**DATASET RECORDS**.
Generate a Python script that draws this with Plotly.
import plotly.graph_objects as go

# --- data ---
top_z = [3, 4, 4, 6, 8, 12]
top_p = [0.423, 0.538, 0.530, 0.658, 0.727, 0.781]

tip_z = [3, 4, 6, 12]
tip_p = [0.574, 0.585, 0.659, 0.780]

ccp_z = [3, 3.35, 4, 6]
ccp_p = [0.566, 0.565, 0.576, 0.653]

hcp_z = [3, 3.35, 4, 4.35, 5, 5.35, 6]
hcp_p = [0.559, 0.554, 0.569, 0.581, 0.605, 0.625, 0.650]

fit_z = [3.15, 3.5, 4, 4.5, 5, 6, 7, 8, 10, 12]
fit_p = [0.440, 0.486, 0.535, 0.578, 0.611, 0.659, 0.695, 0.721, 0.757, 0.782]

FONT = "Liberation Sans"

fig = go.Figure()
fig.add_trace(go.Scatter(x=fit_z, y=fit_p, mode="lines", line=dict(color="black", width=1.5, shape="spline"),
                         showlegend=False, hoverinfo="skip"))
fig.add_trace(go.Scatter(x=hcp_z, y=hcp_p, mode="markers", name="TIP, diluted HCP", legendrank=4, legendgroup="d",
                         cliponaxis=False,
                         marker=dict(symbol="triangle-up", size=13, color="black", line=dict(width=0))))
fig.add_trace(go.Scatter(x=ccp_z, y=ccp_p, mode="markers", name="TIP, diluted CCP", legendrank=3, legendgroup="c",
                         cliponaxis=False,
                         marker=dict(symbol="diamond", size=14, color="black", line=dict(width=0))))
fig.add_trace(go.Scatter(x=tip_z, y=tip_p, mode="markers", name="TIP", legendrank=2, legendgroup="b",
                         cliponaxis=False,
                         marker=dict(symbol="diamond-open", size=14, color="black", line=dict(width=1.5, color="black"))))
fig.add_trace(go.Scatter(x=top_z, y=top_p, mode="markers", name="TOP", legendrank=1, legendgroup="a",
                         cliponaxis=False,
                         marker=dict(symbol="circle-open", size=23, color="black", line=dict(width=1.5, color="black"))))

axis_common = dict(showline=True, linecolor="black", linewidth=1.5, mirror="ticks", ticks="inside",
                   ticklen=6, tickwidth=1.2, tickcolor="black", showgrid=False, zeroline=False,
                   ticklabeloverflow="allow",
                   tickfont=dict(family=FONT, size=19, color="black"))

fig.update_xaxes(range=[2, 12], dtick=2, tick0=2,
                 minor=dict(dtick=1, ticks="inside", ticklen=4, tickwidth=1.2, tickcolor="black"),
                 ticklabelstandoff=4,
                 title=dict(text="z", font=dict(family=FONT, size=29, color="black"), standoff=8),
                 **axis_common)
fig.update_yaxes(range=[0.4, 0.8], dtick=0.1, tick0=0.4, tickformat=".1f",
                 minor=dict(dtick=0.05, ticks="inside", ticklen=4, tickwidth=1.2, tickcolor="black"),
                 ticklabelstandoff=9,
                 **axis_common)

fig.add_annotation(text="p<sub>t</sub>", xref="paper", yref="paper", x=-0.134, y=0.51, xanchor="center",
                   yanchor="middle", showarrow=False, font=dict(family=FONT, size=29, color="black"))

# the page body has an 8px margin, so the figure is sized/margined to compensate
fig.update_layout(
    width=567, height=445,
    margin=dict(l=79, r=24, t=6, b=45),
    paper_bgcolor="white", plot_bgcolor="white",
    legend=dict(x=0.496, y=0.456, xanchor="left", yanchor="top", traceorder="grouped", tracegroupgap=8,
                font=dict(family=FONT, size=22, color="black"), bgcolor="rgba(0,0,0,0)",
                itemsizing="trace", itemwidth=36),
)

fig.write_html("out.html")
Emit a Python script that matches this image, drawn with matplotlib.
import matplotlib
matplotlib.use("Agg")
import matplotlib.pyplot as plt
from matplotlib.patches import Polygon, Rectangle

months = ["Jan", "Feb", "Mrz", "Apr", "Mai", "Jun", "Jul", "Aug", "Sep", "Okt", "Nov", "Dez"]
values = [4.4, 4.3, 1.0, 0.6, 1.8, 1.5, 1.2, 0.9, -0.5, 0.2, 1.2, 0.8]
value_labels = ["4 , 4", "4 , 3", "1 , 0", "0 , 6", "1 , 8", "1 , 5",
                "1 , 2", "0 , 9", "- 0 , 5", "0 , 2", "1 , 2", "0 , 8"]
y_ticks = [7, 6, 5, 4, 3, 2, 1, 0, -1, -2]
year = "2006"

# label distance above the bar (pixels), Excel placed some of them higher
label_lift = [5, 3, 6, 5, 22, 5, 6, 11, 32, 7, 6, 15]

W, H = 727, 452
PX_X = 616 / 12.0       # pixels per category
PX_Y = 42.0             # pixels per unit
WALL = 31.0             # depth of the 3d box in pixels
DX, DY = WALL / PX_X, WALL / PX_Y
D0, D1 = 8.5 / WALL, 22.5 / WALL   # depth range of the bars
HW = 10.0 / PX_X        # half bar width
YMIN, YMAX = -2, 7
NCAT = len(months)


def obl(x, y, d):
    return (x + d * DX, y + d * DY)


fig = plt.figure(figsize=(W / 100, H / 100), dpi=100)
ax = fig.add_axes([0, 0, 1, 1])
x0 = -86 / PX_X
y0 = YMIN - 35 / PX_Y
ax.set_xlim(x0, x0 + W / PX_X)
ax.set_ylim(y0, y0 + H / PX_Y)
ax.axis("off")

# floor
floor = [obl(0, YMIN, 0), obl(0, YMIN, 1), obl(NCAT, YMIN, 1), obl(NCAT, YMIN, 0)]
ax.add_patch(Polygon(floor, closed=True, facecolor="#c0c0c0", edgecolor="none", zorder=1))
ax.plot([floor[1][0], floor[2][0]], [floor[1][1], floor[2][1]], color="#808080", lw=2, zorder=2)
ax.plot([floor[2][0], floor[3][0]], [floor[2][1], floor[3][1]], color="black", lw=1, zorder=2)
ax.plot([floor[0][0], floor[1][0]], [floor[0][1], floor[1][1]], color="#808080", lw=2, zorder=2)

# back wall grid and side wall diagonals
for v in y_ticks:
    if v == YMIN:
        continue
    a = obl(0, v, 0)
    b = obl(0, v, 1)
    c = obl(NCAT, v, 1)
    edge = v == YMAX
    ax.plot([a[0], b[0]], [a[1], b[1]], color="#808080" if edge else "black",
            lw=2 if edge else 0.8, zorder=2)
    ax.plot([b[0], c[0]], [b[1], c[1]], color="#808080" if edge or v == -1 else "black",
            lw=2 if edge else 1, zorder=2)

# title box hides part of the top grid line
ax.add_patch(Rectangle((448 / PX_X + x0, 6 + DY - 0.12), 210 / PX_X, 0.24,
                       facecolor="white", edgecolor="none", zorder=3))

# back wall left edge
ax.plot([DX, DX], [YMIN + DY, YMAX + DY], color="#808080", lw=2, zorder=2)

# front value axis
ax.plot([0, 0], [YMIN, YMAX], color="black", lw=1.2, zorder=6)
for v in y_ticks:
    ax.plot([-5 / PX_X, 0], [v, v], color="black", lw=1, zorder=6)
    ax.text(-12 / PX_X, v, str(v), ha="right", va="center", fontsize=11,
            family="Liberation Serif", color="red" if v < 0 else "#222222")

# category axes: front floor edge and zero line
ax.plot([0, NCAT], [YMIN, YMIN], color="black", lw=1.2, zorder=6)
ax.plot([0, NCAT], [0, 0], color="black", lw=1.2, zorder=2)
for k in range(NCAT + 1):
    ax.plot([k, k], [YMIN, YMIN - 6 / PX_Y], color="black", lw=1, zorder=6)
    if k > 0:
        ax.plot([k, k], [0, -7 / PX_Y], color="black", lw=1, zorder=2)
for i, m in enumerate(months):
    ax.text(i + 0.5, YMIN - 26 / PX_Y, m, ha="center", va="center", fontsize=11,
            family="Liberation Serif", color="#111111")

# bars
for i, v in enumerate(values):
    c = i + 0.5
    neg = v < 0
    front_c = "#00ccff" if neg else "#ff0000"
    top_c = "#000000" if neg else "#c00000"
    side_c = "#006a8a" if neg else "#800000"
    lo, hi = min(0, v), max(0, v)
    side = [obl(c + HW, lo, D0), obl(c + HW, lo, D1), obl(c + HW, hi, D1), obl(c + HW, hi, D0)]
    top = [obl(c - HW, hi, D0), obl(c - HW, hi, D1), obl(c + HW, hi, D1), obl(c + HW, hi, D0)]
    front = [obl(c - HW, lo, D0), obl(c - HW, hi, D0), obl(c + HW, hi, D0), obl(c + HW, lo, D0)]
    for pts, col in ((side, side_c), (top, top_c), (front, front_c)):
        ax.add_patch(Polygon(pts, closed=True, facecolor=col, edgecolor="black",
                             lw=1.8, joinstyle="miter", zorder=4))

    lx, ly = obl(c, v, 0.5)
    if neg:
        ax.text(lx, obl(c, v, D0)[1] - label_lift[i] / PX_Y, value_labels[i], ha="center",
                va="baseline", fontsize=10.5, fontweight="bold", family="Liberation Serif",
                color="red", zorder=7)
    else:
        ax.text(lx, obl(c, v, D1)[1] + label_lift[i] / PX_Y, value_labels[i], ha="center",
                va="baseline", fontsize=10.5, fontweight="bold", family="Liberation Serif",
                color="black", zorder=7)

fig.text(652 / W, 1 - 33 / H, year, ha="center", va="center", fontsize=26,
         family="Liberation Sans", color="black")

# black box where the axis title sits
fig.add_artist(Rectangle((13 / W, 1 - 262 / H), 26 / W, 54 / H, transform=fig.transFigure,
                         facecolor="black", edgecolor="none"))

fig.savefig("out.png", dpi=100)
==
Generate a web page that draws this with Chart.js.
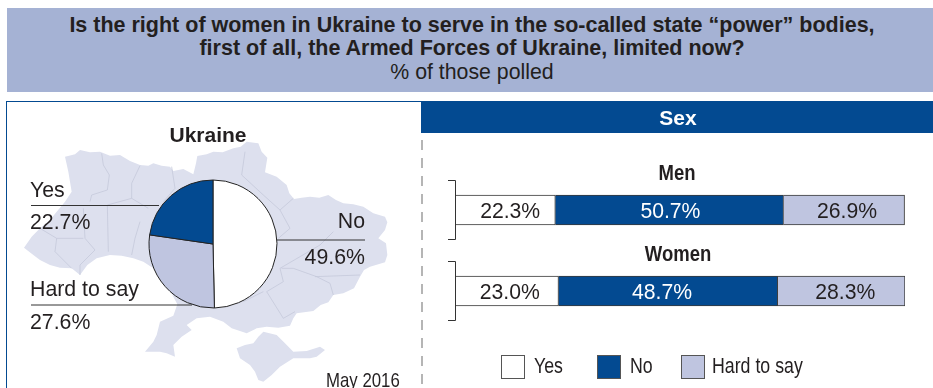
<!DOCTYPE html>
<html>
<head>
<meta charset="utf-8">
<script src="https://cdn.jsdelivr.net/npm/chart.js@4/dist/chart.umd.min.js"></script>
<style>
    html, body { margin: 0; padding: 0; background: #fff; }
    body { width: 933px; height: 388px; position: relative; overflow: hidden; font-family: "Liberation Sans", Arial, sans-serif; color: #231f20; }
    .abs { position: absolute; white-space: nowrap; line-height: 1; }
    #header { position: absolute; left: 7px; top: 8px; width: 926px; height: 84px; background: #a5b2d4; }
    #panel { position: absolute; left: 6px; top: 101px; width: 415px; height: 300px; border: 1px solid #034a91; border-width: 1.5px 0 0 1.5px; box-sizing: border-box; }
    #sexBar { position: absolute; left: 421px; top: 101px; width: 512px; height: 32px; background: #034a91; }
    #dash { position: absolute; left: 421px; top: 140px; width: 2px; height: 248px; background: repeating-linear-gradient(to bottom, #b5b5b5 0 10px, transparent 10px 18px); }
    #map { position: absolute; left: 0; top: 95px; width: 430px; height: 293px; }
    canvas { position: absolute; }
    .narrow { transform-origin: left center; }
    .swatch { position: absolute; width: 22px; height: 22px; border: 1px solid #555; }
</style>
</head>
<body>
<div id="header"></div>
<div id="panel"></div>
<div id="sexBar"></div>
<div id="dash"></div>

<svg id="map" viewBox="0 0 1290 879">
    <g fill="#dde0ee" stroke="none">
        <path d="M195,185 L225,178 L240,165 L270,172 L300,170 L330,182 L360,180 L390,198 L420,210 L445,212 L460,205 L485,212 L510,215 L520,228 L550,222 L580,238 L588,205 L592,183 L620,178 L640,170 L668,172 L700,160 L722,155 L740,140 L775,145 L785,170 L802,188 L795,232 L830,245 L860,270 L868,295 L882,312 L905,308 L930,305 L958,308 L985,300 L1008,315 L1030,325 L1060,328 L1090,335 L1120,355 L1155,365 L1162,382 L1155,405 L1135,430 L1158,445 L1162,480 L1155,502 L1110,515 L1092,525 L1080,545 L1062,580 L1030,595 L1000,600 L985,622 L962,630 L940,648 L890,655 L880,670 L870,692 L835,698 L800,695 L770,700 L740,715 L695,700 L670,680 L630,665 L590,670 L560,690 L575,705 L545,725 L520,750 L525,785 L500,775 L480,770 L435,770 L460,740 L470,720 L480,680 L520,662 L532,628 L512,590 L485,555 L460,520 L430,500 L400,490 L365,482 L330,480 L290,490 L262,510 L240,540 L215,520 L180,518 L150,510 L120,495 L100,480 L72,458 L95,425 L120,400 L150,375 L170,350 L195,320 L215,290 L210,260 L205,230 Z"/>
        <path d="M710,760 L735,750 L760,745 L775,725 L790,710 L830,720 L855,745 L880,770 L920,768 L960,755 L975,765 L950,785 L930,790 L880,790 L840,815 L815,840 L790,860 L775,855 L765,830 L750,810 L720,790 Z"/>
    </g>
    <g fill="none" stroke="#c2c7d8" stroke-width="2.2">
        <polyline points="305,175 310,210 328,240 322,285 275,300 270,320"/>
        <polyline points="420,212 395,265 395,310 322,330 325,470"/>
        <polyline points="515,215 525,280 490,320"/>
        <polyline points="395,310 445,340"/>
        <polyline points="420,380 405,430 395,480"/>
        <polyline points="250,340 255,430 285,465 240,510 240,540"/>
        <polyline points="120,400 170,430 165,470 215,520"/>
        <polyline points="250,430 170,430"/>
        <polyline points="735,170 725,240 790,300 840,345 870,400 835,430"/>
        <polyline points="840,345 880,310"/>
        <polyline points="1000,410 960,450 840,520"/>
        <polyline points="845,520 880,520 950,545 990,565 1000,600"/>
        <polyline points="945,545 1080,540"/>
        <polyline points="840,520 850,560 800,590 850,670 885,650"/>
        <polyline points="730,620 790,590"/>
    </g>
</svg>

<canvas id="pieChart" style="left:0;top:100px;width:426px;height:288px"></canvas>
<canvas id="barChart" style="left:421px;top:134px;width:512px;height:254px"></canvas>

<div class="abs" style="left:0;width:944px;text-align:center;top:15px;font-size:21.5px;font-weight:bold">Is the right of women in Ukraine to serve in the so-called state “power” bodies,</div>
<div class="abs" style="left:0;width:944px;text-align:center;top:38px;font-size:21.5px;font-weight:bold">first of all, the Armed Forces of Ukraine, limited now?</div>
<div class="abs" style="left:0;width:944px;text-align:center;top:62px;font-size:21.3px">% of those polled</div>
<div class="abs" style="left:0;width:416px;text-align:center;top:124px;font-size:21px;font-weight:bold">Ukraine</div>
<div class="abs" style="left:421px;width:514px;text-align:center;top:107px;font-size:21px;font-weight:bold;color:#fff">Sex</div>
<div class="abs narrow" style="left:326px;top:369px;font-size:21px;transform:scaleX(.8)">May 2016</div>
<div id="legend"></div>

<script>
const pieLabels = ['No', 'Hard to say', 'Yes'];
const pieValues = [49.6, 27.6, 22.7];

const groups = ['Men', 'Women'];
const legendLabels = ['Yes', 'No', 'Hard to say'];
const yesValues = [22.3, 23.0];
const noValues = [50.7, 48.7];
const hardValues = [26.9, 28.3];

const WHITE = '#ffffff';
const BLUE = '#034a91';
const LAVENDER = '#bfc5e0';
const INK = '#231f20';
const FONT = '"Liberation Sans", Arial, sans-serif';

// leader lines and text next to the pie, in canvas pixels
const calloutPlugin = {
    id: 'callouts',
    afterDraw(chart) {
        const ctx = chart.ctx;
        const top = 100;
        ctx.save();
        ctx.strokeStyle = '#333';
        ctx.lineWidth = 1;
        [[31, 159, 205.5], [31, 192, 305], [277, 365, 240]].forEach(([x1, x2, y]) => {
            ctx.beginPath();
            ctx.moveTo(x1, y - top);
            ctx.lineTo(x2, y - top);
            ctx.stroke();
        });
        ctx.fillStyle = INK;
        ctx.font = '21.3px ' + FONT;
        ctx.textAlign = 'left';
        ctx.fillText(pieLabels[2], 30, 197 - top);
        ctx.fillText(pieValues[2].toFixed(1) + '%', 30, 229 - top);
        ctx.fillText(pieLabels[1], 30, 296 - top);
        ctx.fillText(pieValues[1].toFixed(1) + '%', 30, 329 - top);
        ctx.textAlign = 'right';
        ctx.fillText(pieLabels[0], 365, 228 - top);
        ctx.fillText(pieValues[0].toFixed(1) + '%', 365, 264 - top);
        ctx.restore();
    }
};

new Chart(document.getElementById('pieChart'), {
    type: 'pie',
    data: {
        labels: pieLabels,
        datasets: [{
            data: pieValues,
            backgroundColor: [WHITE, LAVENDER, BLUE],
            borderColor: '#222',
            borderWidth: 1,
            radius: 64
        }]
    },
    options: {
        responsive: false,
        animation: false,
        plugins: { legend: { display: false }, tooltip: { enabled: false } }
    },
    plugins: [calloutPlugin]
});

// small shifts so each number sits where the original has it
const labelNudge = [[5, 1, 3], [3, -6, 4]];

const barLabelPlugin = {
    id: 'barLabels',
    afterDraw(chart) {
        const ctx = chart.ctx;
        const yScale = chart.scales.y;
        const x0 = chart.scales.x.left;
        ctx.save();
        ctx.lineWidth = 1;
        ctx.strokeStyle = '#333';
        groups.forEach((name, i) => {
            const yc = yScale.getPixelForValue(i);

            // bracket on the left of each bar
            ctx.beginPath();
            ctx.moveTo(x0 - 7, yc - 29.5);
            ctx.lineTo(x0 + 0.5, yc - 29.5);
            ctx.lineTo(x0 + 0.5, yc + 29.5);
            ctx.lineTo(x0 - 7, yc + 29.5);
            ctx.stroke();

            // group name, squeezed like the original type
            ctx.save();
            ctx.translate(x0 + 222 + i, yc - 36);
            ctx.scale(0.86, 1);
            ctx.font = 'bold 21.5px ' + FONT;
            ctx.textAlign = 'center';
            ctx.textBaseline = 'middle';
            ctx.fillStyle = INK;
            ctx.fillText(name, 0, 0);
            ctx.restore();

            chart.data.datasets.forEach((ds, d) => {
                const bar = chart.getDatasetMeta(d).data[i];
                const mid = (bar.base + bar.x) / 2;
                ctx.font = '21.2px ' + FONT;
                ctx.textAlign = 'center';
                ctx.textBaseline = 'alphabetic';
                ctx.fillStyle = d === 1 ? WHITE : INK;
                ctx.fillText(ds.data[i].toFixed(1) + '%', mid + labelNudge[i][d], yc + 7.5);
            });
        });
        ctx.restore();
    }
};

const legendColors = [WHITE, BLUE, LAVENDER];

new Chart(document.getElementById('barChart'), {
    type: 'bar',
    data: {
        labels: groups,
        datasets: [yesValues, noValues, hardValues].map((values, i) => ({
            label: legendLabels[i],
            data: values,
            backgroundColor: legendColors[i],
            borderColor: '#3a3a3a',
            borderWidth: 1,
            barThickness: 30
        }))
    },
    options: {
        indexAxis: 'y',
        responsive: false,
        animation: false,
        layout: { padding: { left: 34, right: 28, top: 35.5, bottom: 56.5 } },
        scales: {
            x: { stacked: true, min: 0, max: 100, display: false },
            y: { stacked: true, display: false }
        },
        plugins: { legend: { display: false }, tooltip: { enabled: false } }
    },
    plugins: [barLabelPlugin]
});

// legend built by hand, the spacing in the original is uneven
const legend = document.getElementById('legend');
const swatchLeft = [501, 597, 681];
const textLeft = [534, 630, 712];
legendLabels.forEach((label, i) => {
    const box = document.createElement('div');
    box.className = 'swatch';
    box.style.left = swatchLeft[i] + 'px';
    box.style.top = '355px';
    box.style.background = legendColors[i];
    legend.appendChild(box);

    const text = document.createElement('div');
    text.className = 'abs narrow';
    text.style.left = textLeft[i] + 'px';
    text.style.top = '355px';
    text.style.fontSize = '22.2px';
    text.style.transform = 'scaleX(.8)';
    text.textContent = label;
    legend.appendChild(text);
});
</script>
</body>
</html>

**TASK DESCRIPTION**.
From the entries above, give again exactly the lines running from the line with "Emit a Python" to the line with "32, 7, 6, 15]"; include both of those lines.

**EXPECTED ANSWER**.
Emit a Python script that matches this image, drawn with matplotlib.
import matplotlib
matplotlib.use("Agg")
import matplotlib.pyplot as plt
from matplotlib.patches import Polygon, Rectangle

months = ["Jan", "Feb", "Mrz", "Apr", "Mai", "Jun", "Jul", "Aug", "Sep", "Okt", "Nov", "Dez"]
values = [4.4, 4.3, 1.0, 0.6, 1.8, 1.5, 1.2, 0.9, -0.5, 0.2, 1.2, 0.8]
value_labels = ["4 , 4", "4 , 3", "1 , 0", "0 , 6", "1 , 8", "1 , 5",
                "1 , 2", "0 , 9", "- 0 , 5", "0 , 2", "1 , 2", "0 , 8"]
y_ticks = [7, 6, 5, 4, 3, 2, 1, 0, -1, -2]
year = "2006"

# label distance above the bar (pixels), Excel placed some of them higher
label_lift = [5, 3, 6, 5, 22, 5, 6, 11, 32, 7, 6, 15]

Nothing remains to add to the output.